With 2014 Heisman hopeful Braxton Miller nursing an injury and taking the role of an observer, we really didn't get a look at the complete 2014 Buckeyes. We could still delve into all the ins and outs, all the X's and O's and all the stats to tell you what to expect come next fall, but it might be best to take a different direction when talking about Ohio State spring camp.
To be honest, a lot of people in Columbus expected to be still recovering from a post-national championship hangover. The Buckeyes headed into the 2013 Big Ten Championship Game riding a 24-game win streak.

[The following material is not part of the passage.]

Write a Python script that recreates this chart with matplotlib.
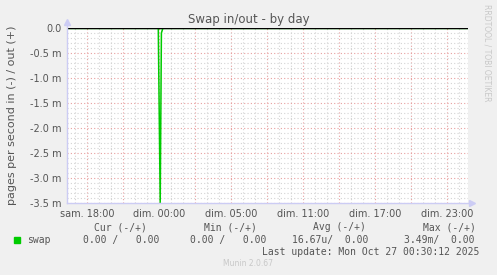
#!/usr/bin/env python3
"""Munin style 'Swap in/out - by day' graph."""

import matplotlib
matplotlib.use('Agg')
import matplotlib.pyplot as plt

# hours since sam. 18:00 (one rrd sample = 5 min)
hours = [-1.667, 5.94, 6.1, 6.2, 6.33, 31.667]
swap_in = [0.0, 0.0, -3.49e-3, -0.10e-3, 0.0, 0.0]   # drawn negative
swap_out = [0.0, 0.0, 0.0, 0.0, 0.0, 0.0]

tick_hours = [0, 6, 12, 18, 24, 30]
tick_labels = ['sam. 18:00', 'dim. 00:00', 'dim. 05:00',
               'dim. 11:00', 'dim. 17:00', 'dim. 23:00']
y_ticks = [0.0, -0.5e-3, -1.0e-3, -1.5e-3, -2.0e-3, -2.5e-3, -3.0e-3, -3.5e-3]
y_labels = ['0.0', '-0.5 m', '-1.0 m', '-1.5 m', '-2.0 m', '-2.5 m', '-3.0 m', '-3.5 m']

legend_head = ['Cur (-/+)', 'Min (-/+)', 'Avg (-/+)', 'Max (-/+)']
legend_vals = ['0.00 /   0.00', '0.00 /   0.00', '16.67u/  0.00', '3.49m/  0.00']

COLORS = {
    'bg': '#f0f0f0',
    'text': '#555555',
    'swap': '#00cc00',
    'axis': '#ccccf4',
    'major': '#e8a0a0',
    'minor': '#d4d4d4',
}

W, H = 497, 275
fig = plt.figure(figsize=(W / 100, H / 100), dpi=100, facecolor=COLORS['bg'])

# plot area in pixels: x 67..467, y 28..203
ax = fig.add_axes([67 / W, 1 - 203 / H, 401 / W, 175 / H])
ax.set_facecolor('white')
ax.set_xlim(-1.667, 31.75)
ax.set_ylim(-3.5e-3, 0.0)

# grid: minor every hour / 0.1 m, major every 3 h / 0.5 m
for h in range(-1, 32):
    major = (h % 3 == 0)
    ax.axvline(h, color=COLORS['major'] if major else COLORS['minor'],
               lw=0.8, ls=(0, (1, 2)), zorder=1)
for i in range(0, 36):
    v = -i * 0.1e-3
    major = (i % 5 == 0)
    ax.axhline(v, color=COLORS['major'] if major else COLORS['minor'],
               lw=0.8, ls=(0, (1, 2)), zorder=1)

# data
ax.plot(hours, swap_in, color=COLORS['swap'], lw=1.1, zorder=3)
ax.plot(hours, swap_out, color=COLORS['swap'], lw=1.0, zorder=3)
ax.axhline(0.0, color='black', lw=1.0, zorder=4)

# axes with arrows
for s in ax.spines.values():
    s.set_visible(False)
ax.plot([0, 0], [0, 1.03], transform=ax.transAxes, color=COLORS['axis'],
        lw=1.0, clip_on=False, zorder=5)
ax.plot([0, 1.005], [0, 0], transform=ax.transAxes, color=COLORS['axis'],
        lw=1.0, clip_on=False, zorder=5)
ax.plot(0, 1.035, marker='^', ms=4, color=COLORS['axis'],
        transform=ax.transAxes, clip_on=False)
ax.plot(1.01, 0, marker='>', ms=4, color=COLORS['axis'],
        transform=ax.transAxes, clip_on=False)

ax.set_xticks(tick_hours)
ax.set_xticklabels(tick_labels, fontsize=7, color=COLORS['text'])
ax.set_yticks(y_ticks)
ax.set_yticklabels(y_labels, fontsize=7, color=COLORS['text'])
ax.tick_params(length=0, pad=4)

# texts
fig.text(249 / W, 1 - 19 / H, 'Swap in/out - by day', ha='center', va='center',
         fontsize=8.5, color=COLORS['text'])
fig.text(12 / W, 1 - 115 / H, 'pages per second in (-) / out (+)', rotation=90,
         ha='center', va='center', fontsize=8, color=COLORS['text'])
fig.text(487 / W, 1 - 53 / H, 'RRDTOOL / TOBI OETIKER', rotation=270,
         ha='center', va='center', fontsize=5.5, color='#c8c8c8')

mono = dict(family='DejaVu Sans Mono', fontsize=7.0, color=COLORS['text'], va='center')
head_x = [94, 204, 313, 423]
val_x = [83, 190, 292, 404]
for x, t in zip(head_x, legend_head):
    fig.text(x / W, 1 - 227.5 / H, t, **mono)
for x, t in zip(val_x, legend_vals):
    fig.text(x / W, 1 - 240 / H, t, **mono)
fig.text(27 / W, 1 - 240 / H, 'swap', **mono)
fig.patches.append(plt.Rectangle((14 / W, 1 - 243 / H), 6 / W, 6 / H,
                                 transform=fig.transFigure, color=COLORS['swap']))
fig.text(262 / W, 1 - 252 / H, 'Last update: Mon Oct 27 00:30:12 2025', **mono)
fig.text(248 / W, 1 - 264 / H, 'Munin 2.0.67', ha='center', va='center',
         fontsize=5.5, color='#c8c8c8')

fig.savefig('out.png', dpi=100, facecolor=COLORS['bg'])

Michigan State was all that stood in between Heaven-sent Urban Meyer and superstar Braxton Miller and that long-awaited shot at another BCS Championship.
Not only did Ohio State lose to MSU, but the Buckeyes failed to win the resulting trip to the Orange Bowl against Clemson. After all of that, a different kind of hangover might have been expected this spring.
Instead, Ohio State looked loose and, perhaps more importantly, hungry for the start of the 2014 season. Renewed focus on the future has taken hold in Columbus and players are no longer worried about a lengthy win streak or the massive pressure of national expectations.
Add in a pretty typical (for Ohio State) attendance of over 61,000—which included everyone in the standing, not just fans—and it's clear that there's no shortage of excitement for 2014.
It's far too soon to call Ohio State an East Division favorite, especially with a still-struggling secondary and an offensive line that offers more questions than answers. But Urban Meyer is one of those rare coaches who can build a team into more than the sum of its parts. Dismiss the Buckeyes at your own peril and expect them to be in the Big Ten—and College Football Playoff—hunt come November.